◆ Data extract ◆
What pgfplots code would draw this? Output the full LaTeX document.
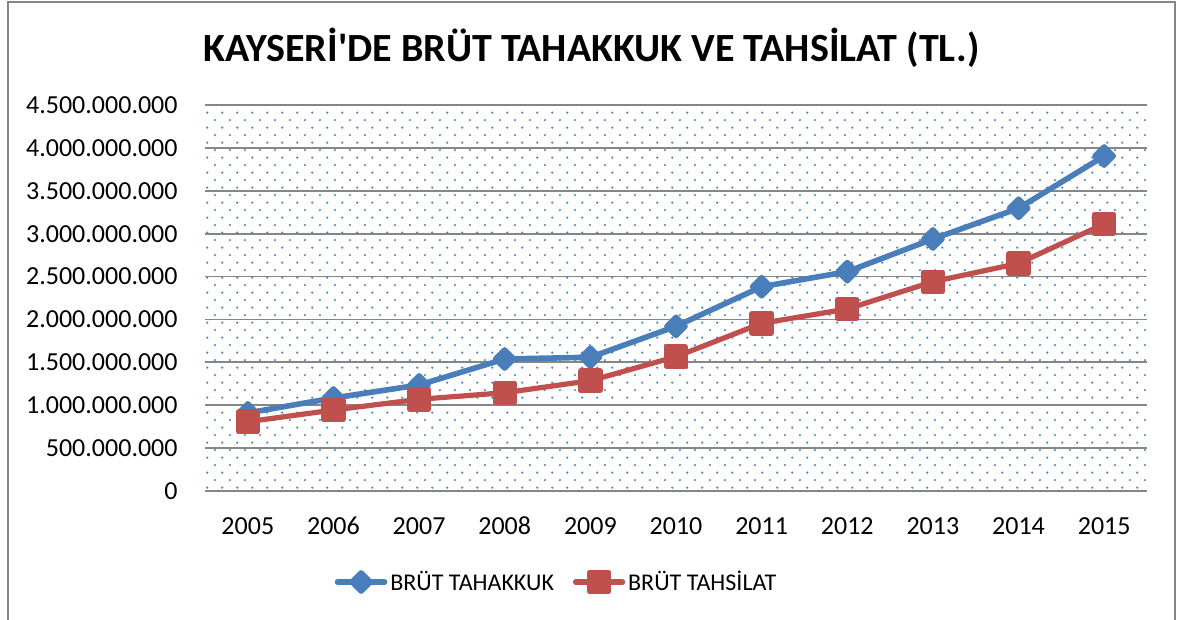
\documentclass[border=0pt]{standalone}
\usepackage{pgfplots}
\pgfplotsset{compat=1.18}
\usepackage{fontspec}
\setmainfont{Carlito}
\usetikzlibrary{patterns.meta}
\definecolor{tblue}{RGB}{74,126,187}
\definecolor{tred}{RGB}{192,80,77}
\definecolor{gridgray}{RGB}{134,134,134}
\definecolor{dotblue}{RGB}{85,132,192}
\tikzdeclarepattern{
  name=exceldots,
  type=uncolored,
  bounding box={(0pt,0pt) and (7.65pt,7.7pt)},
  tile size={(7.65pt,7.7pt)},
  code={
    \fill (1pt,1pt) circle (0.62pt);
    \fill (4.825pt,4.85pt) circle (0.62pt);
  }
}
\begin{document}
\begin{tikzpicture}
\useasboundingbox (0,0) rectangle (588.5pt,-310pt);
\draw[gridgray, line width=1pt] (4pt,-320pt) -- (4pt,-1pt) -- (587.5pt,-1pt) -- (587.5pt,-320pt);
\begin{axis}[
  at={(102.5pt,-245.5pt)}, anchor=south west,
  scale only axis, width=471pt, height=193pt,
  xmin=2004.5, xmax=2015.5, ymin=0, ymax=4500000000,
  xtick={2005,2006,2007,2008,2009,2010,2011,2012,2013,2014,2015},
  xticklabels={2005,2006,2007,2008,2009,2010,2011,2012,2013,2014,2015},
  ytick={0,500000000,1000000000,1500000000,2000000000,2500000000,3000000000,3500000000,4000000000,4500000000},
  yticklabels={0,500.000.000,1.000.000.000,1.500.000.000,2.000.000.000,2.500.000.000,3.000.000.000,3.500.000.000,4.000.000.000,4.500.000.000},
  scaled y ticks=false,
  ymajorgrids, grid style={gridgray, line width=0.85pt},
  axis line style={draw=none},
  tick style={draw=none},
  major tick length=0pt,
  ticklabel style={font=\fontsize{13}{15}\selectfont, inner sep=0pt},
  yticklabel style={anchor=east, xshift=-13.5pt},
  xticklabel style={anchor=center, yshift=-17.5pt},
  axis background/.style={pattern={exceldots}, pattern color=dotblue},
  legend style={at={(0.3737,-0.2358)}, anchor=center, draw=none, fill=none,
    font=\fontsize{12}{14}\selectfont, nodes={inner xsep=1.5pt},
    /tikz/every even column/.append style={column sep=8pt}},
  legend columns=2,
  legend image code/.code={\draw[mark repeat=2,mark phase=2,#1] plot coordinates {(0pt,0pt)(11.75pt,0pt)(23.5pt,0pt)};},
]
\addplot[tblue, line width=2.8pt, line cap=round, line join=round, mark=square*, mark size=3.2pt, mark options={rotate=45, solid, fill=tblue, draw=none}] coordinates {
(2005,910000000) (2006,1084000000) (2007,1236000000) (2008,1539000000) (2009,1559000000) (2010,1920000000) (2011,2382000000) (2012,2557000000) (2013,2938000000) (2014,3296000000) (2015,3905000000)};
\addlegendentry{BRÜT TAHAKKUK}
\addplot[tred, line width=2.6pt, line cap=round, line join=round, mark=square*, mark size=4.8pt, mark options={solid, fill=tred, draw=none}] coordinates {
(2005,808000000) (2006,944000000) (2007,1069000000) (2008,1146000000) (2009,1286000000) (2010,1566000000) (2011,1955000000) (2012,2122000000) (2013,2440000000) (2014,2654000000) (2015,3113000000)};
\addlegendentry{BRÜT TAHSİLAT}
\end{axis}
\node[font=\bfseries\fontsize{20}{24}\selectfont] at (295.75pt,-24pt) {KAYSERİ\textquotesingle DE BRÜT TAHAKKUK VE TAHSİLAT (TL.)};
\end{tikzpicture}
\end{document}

◆ Given task ◆
Print the complete listing exactly as it stands, without its pictures.

◆ Solution to this exercise ◆
What pgfplots code would draw this? Output the full LaTeX document.
\documentclass[border=0pt]{standalone}
\usepackage{pgfplots}
\pgfplotsset{compat=1.18}
\usepackage{fontspec}
\setmainfont{Carlito}
\usetikzlibrary{patterns.meta}
\definecolor{tblue}{RGB}{74,126,187}
\definecolor{tred}{RGB}{192,80,77}
\definecolor{gridgray}{RGB}{134,134,134}
\definecolor{dotblue}{RGB}{85,132,192}
\tikzdeclarepattern{
  name=exceldots,
  type=uncolored,
  bounding box={(0pt,0pt) and (7.65pt,7.7pt)},
  tile size={(7.65pt,7.7pt)},
  code={
    \fill (1pt,1pt) circle (0.62pt);
    \fill (4.825pt,4.85pt) circle (0.62pt);
  }
}
\begin{document}
\begin{tikzpicture}
\useasboundingbox (0,0) rectangle (588.5pt,-310pt);
\draw[gridgray, line width=1pt] (4pt,-320pt) -- (4pt,-1pt) -- (587.5pt,-1pt) -- (587.5pt,-320pt);
\begin{axis}[
  at={(102.5pt,-245.5pt)}, anchor=south west,
  scale only axis, width=471pt, height=193pt,
  xmin=2004.5, xmax=2015.5, ymin=0, ymax=4500000000,
  xtick={2005,2006,2007,2008,2009,2010,2011,2012,2013,2014,2015},
  xticklabels={2005,2006,2007,2008,2009,2010,2011,2012,2013,2014,2015},
  ytick={0,500000000,1000000000,1500000000,2000000000,2500000000,3000000000,3500000000,4000000000,4500000000},
  yticklabels={0,500.000.000,1.000.000.000,1.500.000.000,2.000.000.000,2.500.000.000,3.000.000.000,3.500.000.000,4.000.000.000,4.500.000.000},
  scaled y ticks=false,
  ymajorgrids, grid style={gridgray, line width=0.85pt},
  axis line style={draw=none},
  tick style={draw=none},
  major tick length=0pt,
  ticklabel style={font=\fontsize{13}{15}\selectfont, inner sep=0pt},
  yticklabel style={anchor=east, xshift=-13.5pt},
  xticklabel style={anchor=center, yshift=-17.5pt},
  axis background/.style={pattern={exceldots}, pattern color=dotblue},
  legend style={at={(0.3737,-0.2358)}, anchor=center, draw=none, fill=none,
    font=\fontsize{12}{14}\selectfont, nodes={inner xsep=1.5pt},
    /tikz/every even column/.append style={column sep=8pt}},
  legend columns=2,
  legend image code/.code={\draw[mark repeat=2,mark phase=2,#1] plot coordinates {(0pt,0pt)(11.75pt,0pt)(23.5pt,0pt)};},
]
\addplot[tblue, line width=2.8pt, line cap=round, line join=round, mark=square*, mark size=3.2pt, mark options={rotate=45, solid, fill=tblue, draw=none}] coordinates {
(2005,910000000) (2006,1084000000) (2007,1236000000) (2008,1539000000) (2009,1559000000) (2010,1920000000) (2011,2382000000) (2012,2557000000) (2013,2938000000) (2014,3296000000) (2015,3905000000)};
\addlegendentry{BRÜT TAHAKKUK}
\addplot[tred, line width=2.6pt, line cap=round, line join=round, mark=square*, mark size=4.8pt, mark options={solid, fill=tred, draw=none}] coordinates {
(2005,808000000) (2006,944000000) (2007,1069000000) (2008,1146000000) (2009,1286000000) (2010,1566000000) (2011,1955000000) (2012,2122000000) (2013,2440000000) (2014,2654000000) (2015,3113000000)};
\addlegendentry{BRÜT TAHSİLAT}
\end{axis}
\node[font=\bfseries\fontsize{20}{24}\selectfont] at (295.75pt,-24pt) {KAYSERİ\textquotesingle DE BRÜT TAHAKKUK VE TAHSİLAT (TL.)};
\end{tikzpicture}
\end{document}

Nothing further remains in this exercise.